## DATA SHOWN
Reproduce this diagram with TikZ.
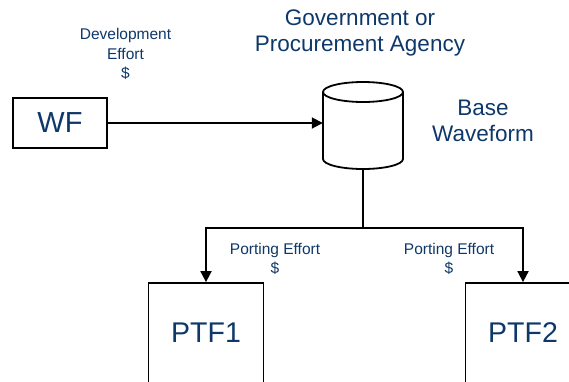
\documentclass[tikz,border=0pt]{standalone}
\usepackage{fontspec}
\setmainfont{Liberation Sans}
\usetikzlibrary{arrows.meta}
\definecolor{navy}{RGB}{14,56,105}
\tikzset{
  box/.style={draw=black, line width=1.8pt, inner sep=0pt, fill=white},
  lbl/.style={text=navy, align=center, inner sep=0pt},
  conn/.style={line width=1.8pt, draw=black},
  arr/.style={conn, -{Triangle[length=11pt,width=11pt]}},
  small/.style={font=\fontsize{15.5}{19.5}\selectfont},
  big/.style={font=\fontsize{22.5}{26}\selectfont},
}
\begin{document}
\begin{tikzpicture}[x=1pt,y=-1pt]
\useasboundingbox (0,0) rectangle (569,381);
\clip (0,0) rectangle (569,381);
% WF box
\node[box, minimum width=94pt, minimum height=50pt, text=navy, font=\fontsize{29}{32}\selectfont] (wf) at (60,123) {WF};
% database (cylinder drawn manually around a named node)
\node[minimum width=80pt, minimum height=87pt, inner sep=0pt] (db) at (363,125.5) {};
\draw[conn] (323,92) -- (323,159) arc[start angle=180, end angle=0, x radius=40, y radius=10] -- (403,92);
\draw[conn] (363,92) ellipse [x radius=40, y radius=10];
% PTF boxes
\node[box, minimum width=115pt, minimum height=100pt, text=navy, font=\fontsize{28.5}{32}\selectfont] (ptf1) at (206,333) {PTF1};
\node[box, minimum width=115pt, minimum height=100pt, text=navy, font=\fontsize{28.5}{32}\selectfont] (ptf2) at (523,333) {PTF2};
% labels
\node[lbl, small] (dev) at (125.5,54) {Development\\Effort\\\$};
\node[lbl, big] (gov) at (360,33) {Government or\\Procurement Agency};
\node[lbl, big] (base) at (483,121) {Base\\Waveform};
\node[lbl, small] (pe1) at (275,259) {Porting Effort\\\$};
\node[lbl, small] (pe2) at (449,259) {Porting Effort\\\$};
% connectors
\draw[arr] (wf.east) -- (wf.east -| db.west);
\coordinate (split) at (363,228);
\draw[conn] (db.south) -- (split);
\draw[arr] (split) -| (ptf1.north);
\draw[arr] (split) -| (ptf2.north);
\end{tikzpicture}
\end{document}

## DESCRIPTION OF THE TASK
Restate the full listing verbatim and drop every picture.

## REPLY
Reproduce this diagram with TikZ.
\documentclass[tikz,border=0pt]{standalone}
\usepackage{fontspec}
\setmainfont{Liberation Sans}
\usetikzlibrary{arrows.meta}
\definecolor{navy}{RGB}{14,56,105}
\tikzset{
  box/.style={draw=black, line width=1.8pt, inner sep=0pt, fill=white},
  lbl/.style={text=navy, align=center, inner sep=0pt},
  conn/.style={line width=1.8pt, draw=black},
  arr/.style={conn, -{Triangle[length=11pt,width=11pt]}},
  small/.style={font=\fontsize{15.5}{19.5}\selectfont},
  big/.style={font=\fontsize{22.5}{26}\selectfont},
}
\begin{document}
\begin{tikzpicture}[x=1pt,y=-1pt]
\useasboundingbox (0,0) rectangle (569,381);
\clip (0,0) rectangle (569,381);
% WF box
\node[box, minimum width=94pt, minimum height=50pt, text=navy, font=\fontsize{29}{32}\selectfont] (wf) at (60,123) {WF};
% database (cylinder drawn manually around a named node)
\node[minimum width=80pt, minimum height=87pt, inner sep=0pt] (db) at (363,125.5) {};
\draw[conn] (323,92) -- (323,159) arc[start angle=180, end angle=0, x radius=40, y radius=10] -- (403,92);
\draw[conn] (363,92) ellipse [x radius=40, y radius=10];
% PTF boxes
\node[box, minimum width=115pt, minimum height=100pt, text=navy, font=\fontsize{28.5}{32}\selectfont] (ptf1) at (206,333) {PTF1};
\node[box, minimum width=115pt, minimum height=100pt, text=navy, font=\fontsize{28.5}{32}\selectfont] (ptf2) at (523,333) {PTF2};
% labels
\node[lbl, small] (dev) at (125.5,54) {Development\\Effort\\\$};
\node[lbl, big] (gov) at (360,33) {Government or\\Procurement Agency};
\node[lbl, big] (base) at (483,121) {Base\\Waveform};
\node[lbl, small] (pe1) at (275,259) {Porting Effort\\\$};
\node[lbl, small] (pe2) at (449,259) {Porting Effort\\\$};
% connectors
\draw[arr] (wf.east) -- (wf.east -| db.west);
\coordinate (split) at (363,228);
\draw[conn] (db.south) -- (split);
\draw[arr] (split) -| (ptf1.north);
\draw[arr] (split) -| (ptf2.north);
\end{tikzpicture}
\end{document}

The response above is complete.